16. муже благоговейном, который славился добродетелью, украшался знанием словесных наук, был уже стар и имел довольно ревности защищать Церковь и ее законы, когда они были презираемы. Случилось ему испытать нечто такое, что мучило его во все время иераршества. Он избран был собором на патриарший престол еще при Иоанне Дуке, прежде патриарха Мануила; но царь тогда остановил избрание, потому что боялся ревности этого человека. «Если никто не мог противостоять ему, бывшему еще архидиаконом», говорил он, «то как терпеть его в сане патриарха?» Поэтому в то время рукоположили его в Ефес, и эту обиду со стороны царя он всегда считал, как нанесенное себе бесчестье. Такой случай несколько умерил Никифора и сделал его послушным; так что соборное избрание принял он с удовольствием, тем более, что и прежде избран был благодатью на это служение, и только сказанная причина помешала его призванию. Благодать, конечно, и сама по себе могла поставить его на степень патриарха; но чтобы занять ему свое место, помогли и другие. А так как избрание его признано совершившимся по праведному суду Божию, то он, нисколько не медля, и наречен патриархом.
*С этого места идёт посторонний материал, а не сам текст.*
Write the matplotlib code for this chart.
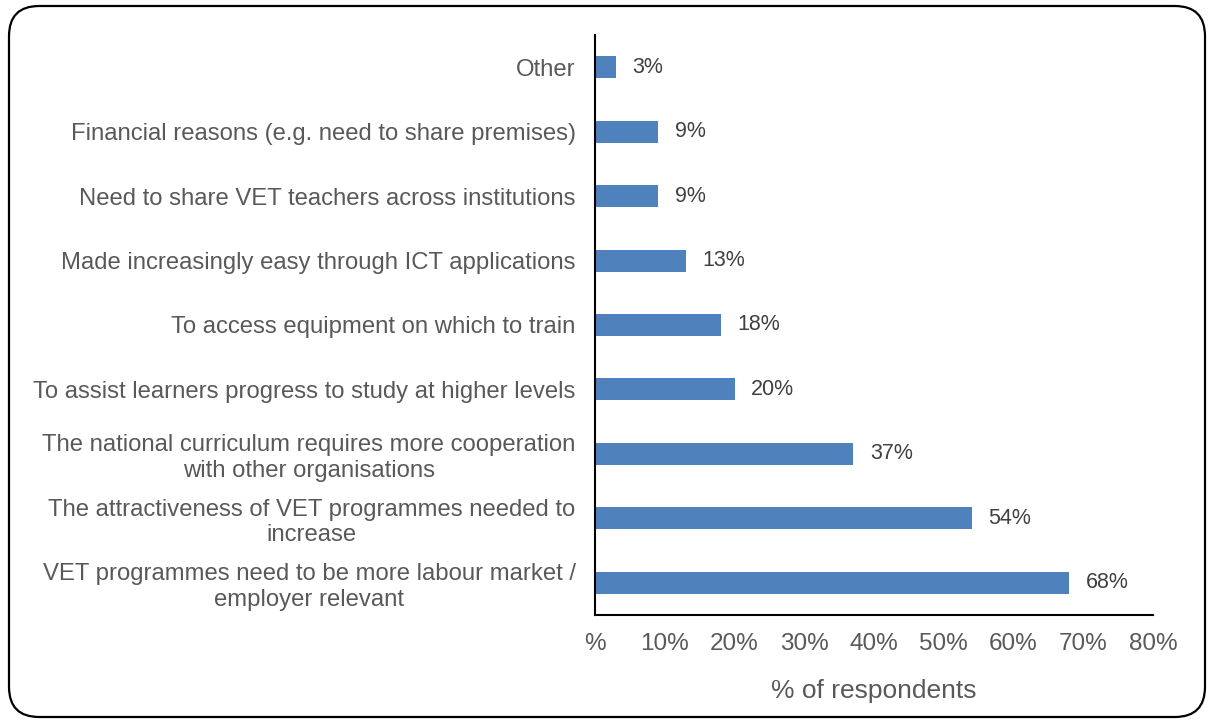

Царь с великою честью отпустил его в Никею, а сам поехал в Лампсак, чтобы оттуда переправиться в стоящий на другом берегу Каллиополь, где собрал он немало войска против итальянцев, с которым надеялся взять лежащую против Византии крепость, называемую Галатою.

17. В то время епископы — Сардский Андроник и Фессалоникский Мануил явно воспротивились определению собора (воспротивился также и Калофор Смирнский, но представлял другие причины противления, которые равномерно почитал достаточными) и, по-видимому, ревновали за обиженного патриарха, внутренне же за то, за что ревновал и оставил престол сам патриарх. Между тем Никифор, бывший Ефесский, избранный конечно собором, однако ж, больше по желанию царя, прибыл в Никею со множеством собранного в Ефесе золота. Там прежде всего старался он различными средствами привести разделившихся архиереев к единодушию и миру; потом начал сильно действовать угрозами: но этим ничего не достиг, а только больше раздражил их ревность и свои угрозы подверг посмеянию. Не достигши же предположенной цели никакими средствами, он задумал передать церкви враждебных епископов иным предстоятелям, что впоследствии и исполнил, а других между тем испытывал. Отсюда произошло сильное возмущение и всеобщий соблазн. Кроме возведенных вновь предстоятелей церкви, прочие не хотели иметь с ним общения, и уже, наконец, одни волею, другие неволею, исключая немногих, склонились на его сторону и, подчинившись чувству страха, наружно высказали то, чего не имели в сердце. Миряне же нового пастыря решительно отвергали и требовали прежнего. Когда происходило в Церкви такое волнение, Никифор, узнав, что державный решается, чтобы ни случилось, на величайшее сражение для взятия крепости Галаты (ибо на этом основывалась его надежда овладеть и Константинополем), не долго оставался в Никее, но тотчас двинулся и, у ворот отрясши прах со своих сандалий, как бы во свидетельство, выехал из города и, переправившись чрез Еленопольский пролив моря, прибыл к царю, чтобы с одной стороны утешиться его благоволением, а с другой оживить свою надежду при виде уготовляемой битвы, что город скоро будет взят, и он вступит в церковь столицы, оставив Никею и все тамошнее. Но между тем как он был еще в дороге, а державный находился в Силиврии, приехал туда и Сардский епископ Андроник; ибо из двух отрешенных — его и Мануила Фессалоникского, первый сам себя осудил на ссылку и выехал за границу.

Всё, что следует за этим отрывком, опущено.